A class action lawsuit filed against Eventbrite over last year’s Ticketfly data hack that affected around 27 million accounts has been dismissed.

Judge Michael T Mullen at Cook County Court in Illinois said the plaintiffs had not been materially affected by the data breach, thus Eventbrite and Ticketfly were not liable.

Ticketfly, which was acquired by Eventbrite in 2017, took its systems temporarily offline in June 2018 after its servers were hacked.

It said at the time: “Following a series of recent issues with Ticketfly properties, we’ve determined that Ticketfly has been the target of a cyber incident.”

The company later confirmed that no credit or debit card data was accessed during the hack, but the personal information linked to about 27 million Ticketfly accounts had been taken.

It was later reported that the hacker had warned the ticketing firm of its vulnerability prior to the hack.

The plaintiffs originally filed a lawsuit last October, with Eventbrite formally responding in March 2019 by seeking to have the case dismissed. They claimed the plaintiffs had no proof they had actually purchased passes from Ticketfly, with all other Eventbrite servers being unaffected.

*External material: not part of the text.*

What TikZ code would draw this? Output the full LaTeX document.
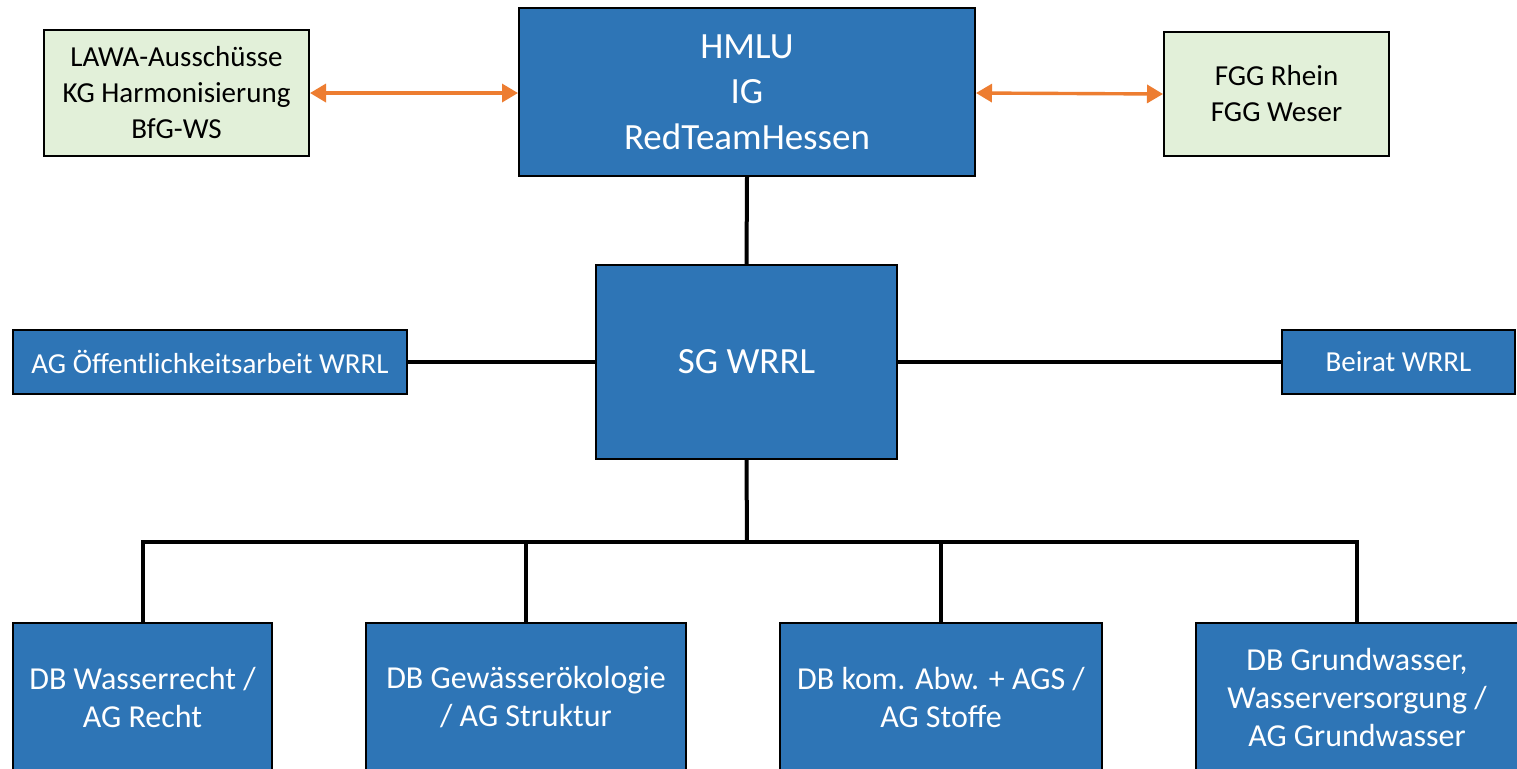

The ticketing firm’s lawyers also noted that the suit did not explain why or if the claimants had been directly affected by the hack.

Judge Mullen dismissed the lawsuit as it currently stands, finding named plaintiffs Shanice Kloss, James McPeek and Rafael Cerna had not proven they had suffered a “concrete injury”. According to Law360, he told them: “You’re only talking about potential harm.”

The claimants have until July 9 to file an amended suit.